Self hosting & Running from different locations around the world
WebPageTest offers the ability to run from over 40 different locations in the world, at last count. So you can check how your site performs when accessed from different parts of the world. You can also download the source and set up your own hosting server and testing agents if you wish, which gives you more control over where and when you’d like to run it. It would be very useful as part of a build pipeline, to run each check-in/day/week, and highlight the effect that recent changes have made to the page speed.

If you are using the public agent, or decide to host your own, be aware of where the test agent is hosted vs where your site is hosted. For example, if you are both in the same AWS data centre, then time to first byte will probably not be an accurate measure for the majority of users.

Multiple requests
One feature I really like is the fact that it executes two requests to your page, which highlights how much of your page is cached from the first request, and what assets could benefit from cache headers. The in-depth analysis of all the above features (film strip view, connection breakdown, bandwidth & CPU analysis) is done on both versions.

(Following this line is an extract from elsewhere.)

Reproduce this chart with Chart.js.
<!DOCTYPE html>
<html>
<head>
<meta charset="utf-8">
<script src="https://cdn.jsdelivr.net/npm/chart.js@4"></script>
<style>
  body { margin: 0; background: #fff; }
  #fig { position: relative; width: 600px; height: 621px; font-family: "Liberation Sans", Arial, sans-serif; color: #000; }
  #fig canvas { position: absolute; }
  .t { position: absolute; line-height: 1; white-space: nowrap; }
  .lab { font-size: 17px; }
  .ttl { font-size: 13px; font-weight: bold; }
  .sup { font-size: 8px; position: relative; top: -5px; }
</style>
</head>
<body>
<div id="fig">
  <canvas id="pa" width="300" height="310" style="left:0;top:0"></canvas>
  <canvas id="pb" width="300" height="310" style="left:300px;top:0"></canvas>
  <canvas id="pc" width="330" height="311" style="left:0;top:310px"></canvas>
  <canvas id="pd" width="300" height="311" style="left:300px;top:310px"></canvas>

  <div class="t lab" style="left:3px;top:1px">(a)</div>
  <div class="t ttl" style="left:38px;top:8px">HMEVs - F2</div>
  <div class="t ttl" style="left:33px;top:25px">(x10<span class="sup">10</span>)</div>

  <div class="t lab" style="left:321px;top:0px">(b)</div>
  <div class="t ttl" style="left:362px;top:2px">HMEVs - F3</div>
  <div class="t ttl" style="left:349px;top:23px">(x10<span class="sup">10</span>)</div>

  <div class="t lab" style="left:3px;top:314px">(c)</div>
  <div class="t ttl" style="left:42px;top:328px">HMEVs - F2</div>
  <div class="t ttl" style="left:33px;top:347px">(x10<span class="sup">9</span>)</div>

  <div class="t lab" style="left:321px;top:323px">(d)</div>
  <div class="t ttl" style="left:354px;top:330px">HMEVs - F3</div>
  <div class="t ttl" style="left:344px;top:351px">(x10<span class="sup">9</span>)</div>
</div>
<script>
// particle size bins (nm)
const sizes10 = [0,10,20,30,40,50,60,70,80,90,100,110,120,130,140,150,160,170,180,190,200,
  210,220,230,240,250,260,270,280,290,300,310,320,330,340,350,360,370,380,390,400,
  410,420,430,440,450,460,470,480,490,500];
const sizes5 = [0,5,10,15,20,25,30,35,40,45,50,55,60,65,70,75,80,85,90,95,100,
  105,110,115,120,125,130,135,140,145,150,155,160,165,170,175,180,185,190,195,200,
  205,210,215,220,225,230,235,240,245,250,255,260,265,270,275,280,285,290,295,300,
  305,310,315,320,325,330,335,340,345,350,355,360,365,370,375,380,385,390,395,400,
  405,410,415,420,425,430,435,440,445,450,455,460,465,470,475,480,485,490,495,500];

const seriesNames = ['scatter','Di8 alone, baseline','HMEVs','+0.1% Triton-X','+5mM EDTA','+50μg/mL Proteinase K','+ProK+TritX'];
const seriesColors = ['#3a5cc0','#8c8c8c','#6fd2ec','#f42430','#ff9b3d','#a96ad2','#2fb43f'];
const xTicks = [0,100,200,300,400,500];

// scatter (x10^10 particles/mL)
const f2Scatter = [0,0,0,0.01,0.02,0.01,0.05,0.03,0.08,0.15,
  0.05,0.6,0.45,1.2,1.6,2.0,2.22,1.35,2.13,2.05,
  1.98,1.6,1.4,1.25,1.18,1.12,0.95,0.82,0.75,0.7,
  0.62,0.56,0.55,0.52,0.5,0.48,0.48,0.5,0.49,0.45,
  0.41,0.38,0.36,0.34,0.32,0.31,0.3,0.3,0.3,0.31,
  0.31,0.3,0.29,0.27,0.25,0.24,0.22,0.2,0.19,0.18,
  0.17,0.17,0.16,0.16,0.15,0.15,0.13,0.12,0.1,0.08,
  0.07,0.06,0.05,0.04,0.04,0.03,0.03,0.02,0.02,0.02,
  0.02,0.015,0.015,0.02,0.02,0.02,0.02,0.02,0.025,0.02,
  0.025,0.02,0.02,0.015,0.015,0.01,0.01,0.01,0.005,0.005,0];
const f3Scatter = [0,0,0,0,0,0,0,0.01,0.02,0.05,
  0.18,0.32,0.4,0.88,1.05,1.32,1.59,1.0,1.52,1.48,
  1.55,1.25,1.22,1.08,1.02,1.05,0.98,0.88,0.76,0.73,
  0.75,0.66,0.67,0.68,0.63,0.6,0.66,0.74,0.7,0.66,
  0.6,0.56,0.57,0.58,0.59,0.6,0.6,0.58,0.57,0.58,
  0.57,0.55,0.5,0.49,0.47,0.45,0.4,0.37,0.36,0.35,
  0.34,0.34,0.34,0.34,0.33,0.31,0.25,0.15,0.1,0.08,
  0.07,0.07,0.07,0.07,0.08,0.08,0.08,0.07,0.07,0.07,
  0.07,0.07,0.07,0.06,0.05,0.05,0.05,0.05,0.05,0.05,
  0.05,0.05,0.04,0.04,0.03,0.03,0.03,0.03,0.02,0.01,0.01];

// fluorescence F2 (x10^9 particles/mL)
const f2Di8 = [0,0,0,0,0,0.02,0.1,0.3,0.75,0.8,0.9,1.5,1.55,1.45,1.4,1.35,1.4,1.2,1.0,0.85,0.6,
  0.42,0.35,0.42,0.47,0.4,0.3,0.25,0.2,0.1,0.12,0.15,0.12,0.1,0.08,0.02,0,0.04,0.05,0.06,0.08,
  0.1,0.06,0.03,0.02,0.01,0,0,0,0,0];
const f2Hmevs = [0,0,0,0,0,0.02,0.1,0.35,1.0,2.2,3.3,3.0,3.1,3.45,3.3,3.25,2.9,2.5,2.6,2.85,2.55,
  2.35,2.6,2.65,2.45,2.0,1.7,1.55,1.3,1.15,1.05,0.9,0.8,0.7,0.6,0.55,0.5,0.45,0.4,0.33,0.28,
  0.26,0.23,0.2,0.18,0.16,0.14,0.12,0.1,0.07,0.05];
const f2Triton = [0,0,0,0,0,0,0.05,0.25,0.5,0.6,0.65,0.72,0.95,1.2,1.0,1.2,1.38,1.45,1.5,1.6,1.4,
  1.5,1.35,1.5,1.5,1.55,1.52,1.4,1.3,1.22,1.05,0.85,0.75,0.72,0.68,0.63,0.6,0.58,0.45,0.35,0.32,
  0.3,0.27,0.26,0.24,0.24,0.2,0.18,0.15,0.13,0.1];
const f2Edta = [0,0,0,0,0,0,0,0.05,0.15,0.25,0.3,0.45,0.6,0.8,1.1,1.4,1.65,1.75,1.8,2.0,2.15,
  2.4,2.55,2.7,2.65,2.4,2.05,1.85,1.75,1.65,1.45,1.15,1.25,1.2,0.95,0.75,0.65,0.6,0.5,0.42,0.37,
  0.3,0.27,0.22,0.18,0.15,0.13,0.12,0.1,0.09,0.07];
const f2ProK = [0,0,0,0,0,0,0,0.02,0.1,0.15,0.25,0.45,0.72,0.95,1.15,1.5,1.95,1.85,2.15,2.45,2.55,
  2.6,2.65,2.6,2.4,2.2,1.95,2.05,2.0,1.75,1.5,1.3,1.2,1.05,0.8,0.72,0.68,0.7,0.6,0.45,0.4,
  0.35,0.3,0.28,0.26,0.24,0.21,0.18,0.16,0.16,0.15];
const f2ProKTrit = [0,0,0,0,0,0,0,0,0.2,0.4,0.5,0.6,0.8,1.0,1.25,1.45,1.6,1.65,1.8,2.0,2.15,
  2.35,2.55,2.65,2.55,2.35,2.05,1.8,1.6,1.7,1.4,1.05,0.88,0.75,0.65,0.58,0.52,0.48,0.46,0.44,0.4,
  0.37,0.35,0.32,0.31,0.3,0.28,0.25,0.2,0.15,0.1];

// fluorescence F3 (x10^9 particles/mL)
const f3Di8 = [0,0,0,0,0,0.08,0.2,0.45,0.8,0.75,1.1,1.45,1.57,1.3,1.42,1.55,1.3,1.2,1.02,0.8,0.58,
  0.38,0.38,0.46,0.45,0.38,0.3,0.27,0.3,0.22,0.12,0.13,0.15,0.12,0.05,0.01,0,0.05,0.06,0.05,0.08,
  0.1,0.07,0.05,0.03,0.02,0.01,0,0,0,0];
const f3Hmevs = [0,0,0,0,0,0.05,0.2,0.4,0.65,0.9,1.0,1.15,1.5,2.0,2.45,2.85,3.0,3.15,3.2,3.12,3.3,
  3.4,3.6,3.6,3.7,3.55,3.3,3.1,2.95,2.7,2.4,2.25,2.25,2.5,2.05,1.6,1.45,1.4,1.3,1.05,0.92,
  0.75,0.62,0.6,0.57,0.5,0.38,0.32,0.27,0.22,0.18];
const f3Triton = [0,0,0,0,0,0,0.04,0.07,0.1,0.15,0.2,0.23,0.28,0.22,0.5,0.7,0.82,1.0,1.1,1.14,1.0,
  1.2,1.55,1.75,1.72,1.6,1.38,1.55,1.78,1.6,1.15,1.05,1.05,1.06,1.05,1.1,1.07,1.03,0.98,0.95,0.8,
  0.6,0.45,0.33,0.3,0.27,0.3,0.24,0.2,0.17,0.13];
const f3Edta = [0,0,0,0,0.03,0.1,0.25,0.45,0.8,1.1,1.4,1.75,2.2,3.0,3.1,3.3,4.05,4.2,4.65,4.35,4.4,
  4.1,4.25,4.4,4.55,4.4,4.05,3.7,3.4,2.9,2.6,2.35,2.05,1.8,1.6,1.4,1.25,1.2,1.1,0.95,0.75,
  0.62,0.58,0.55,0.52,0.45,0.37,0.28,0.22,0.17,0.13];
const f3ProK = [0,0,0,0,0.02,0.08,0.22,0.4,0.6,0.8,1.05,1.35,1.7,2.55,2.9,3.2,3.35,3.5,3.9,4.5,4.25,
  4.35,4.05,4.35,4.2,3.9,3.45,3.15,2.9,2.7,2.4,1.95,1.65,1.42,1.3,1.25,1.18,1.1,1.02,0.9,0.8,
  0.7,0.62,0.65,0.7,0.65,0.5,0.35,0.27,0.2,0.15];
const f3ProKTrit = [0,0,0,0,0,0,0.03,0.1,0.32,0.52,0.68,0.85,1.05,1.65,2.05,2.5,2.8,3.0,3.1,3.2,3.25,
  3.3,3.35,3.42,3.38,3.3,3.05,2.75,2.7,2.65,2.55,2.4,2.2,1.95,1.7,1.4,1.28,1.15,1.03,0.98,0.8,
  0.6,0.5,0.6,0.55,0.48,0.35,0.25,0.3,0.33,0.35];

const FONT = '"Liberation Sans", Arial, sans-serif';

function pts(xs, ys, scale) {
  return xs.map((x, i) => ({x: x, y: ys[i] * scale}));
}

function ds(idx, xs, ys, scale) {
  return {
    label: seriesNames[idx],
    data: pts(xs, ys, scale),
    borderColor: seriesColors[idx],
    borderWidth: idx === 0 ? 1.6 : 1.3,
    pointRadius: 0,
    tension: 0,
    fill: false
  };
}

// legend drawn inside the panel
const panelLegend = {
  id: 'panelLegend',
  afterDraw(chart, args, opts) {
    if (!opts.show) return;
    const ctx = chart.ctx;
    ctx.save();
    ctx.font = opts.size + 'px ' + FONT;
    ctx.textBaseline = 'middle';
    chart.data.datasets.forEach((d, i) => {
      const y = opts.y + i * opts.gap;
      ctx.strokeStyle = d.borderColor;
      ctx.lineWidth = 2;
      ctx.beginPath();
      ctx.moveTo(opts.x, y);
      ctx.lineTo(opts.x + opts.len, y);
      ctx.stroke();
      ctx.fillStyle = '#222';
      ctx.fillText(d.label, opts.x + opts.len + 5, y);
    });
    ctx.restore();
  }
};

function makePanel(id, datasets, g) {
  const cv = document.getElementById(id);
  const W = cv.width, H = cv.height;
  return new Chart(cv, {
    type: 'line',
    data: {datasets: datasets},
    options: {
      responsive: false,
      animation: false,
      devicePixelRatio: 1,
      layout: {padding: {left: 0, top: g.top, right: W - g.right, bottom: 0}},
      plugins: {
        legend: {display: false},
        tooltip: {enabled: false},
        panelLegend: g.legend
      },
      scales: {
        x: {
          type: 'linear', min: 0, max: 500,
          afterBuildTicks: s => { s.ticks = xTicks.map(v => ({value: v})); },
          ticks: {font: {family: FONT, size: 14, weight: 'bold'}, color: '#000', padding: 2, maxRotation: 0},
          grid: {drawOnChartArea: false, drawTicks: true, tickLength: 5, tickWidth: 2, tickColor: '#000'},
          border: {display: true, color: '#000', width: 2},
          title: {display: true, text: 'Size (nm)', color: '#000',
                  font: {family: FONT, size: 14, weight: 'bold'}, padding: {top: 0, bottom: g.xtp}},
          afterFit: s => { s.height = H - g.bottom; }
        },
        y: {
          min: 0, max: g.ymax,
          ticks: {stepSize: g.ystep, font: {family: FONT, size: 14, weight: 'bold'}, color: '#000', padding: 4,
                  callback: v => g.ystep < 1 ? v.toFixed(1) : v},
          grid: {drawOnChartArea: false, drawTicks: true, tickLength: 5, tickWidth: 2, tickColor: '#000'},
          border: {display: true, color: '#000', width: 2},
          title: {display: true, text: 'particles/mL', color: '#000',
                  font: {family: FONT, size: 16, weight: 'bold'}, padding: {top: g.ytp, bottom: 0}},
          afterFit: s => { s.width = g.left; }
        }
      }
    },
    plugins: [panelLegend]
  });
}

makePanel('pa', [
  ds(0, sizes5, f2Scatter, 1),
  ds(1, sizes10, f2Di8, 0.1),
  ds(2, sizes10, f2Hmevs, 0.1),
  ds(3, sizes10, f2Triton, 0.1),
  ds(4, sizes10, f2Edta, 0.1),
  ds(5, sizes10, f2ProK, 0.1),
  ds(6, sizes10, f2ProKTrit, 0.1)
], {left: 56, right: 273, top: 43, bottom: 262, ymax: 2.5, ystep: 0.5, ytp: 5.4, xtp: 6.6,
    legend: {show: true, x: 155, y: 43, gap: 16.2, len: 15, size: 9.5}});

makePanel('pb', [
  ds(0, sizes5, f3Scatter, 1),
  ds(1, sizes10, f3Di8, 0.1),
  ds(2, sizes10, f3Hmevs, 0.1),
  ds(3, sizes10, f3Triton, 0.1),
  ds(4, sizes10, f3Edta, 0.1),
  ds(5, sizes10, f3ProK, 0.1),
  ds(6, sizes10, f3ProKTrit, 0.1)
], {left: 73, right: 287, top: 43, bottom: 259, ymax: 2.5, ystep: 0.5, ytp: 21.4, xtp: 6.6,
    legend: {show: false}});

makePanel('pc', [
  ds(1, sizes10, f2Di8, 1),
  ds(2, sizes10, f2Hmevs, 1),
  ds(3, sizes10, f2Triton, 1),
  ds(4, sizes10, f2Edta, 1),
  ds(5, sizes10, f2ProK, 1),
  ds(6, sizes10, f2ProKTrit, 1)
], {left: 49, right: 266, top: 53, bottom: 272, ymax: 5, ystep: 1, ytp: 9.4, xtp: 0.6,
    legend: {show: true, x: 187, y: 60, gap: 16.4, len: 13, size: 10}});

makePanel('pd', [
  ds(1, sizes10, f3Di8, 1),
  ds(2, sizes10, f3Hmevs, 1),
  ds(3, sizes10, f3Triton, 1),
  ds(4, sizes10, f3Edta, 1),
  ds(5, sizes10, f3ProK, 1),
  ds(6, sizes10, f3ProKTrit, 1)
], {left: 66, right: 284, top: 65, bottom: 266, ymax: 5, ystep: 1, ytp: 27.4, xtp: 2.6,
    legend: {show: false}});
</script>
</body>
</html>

RepeatViewRepeatViewWaterfall1RepeatViewWaterfall

Visual Comparison of two different tests
You can also compare two results – for example, two weeks apart – to see the differences if you have been trying to improve speed, or if you have recently introduced a new feature to see the impact that has had.

There are even more features available – for example, a trace route. We noticed when testing our Akamai fronted page that our packets were actually being routed via Singapore (why? I don’t know whether it was AWS or Akamai, but we noted it down for later follow up, especially before we go live.)

In summary – WebPageTest is an extremely useful diagnostic tool, and best of all it’s free!